Some companies offering debt settlement programs may not deliver on their promises, like their “guarantees” to settle all your credit card debts for 30 to 60 percent of the amount you owe. Other companies may try to collect their fees from you before they settle any of your debts. The Federal Trade Commission’s Telemarketing Sales Rule prohibits companies that sell debt settlement and other debt relief services on the phone from charging a fee before they settle or reduce your debt. Some companies may not explain the risks associated with their programs, including that many (or most) of their clients drop out without settling their debts, that their clients’ credit reports may suffer, or that debt collectors may continue to call them.
Before you enroll in a debt settlement program, do your homework. You’re making a big decision that involves spending a lot of your money that could go toward paying down your debt. Enter the name of the company name with the word “complaints” into a search engine. Read what others have said about the companies you’re considering, including whether they are involved in a lawsuit with any state or federal regulators for engaging in deceptive or unfair practices.
Advance Fee Loans
Some companies guarantee you a loan if you pay them a fee in advance. The fee may range from $100 to several hundred dollars. Resist the temptation to follow up on these advance-fee loan guarantees. They may be illegal. It’s true that many legitimate creditors offer extensions of credit through telemarketing and require an application or appraisal fee in advance. But legitimate creditors never guarantee that you will get the loan – or even represent that a loan is likely. Under the FTC’s Telemarketing Sales Rule, a seller or telemarketer who guarantees or represents a high likelihood of your getting a loan or some other extension of credit may not ask for — or accept — payment until you get the loan.

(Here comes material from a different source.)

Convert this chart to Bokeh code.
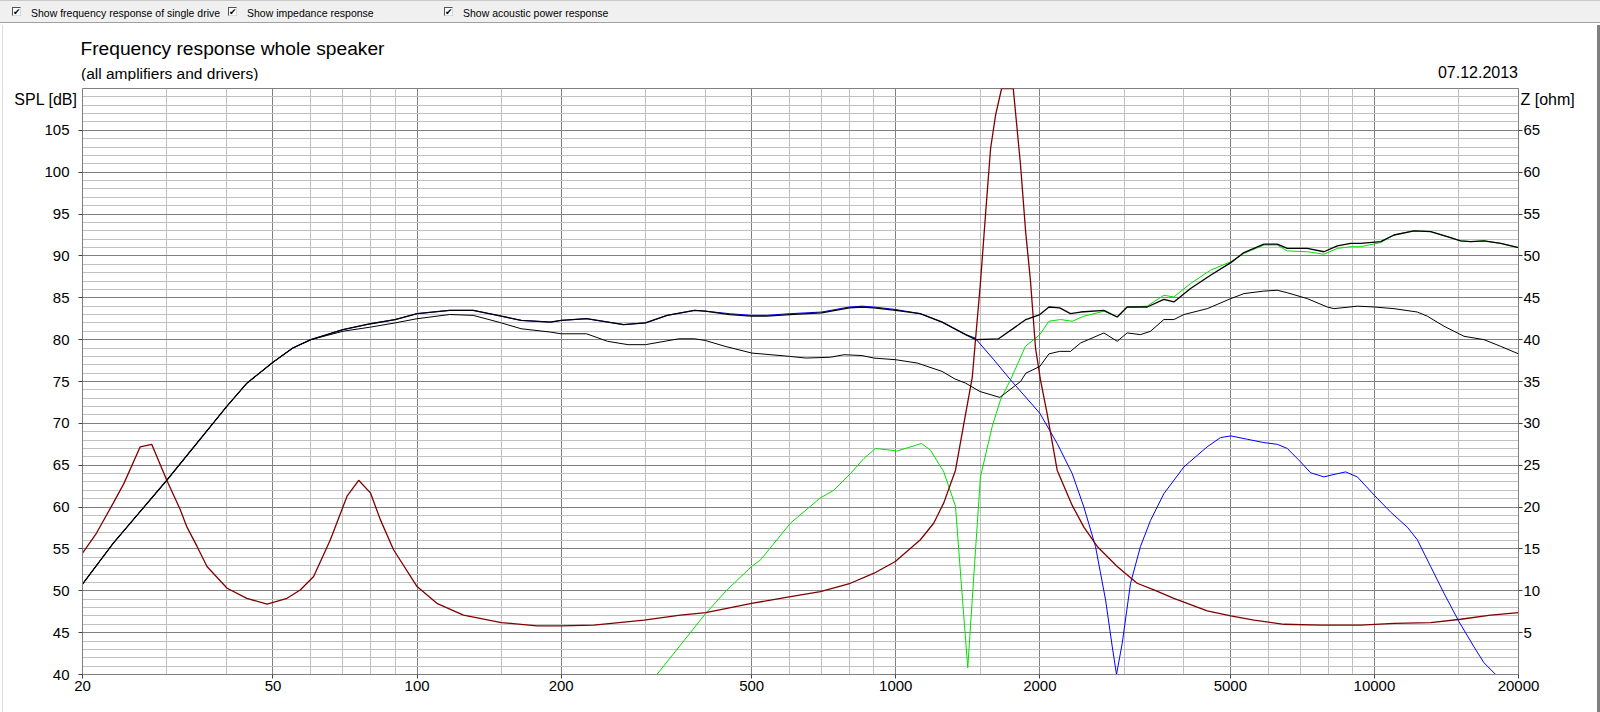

Be suspicious of claims from so-called credit repair clinics. Many companies appeal to people with poor credit histories, promising to clean up their credit reports for a fee. But anything these companies can do for you for a fee, you can do yourself — for free. You have the right to correct inaccurate information in your file, but no one — regardless of their claims — can remove accurate negative information from your credit report. Only time and a conscientious effort to repay your debts will improve your credit report. Federal, and some state, laws ban these companies from charging you a fee until the services are fully performed.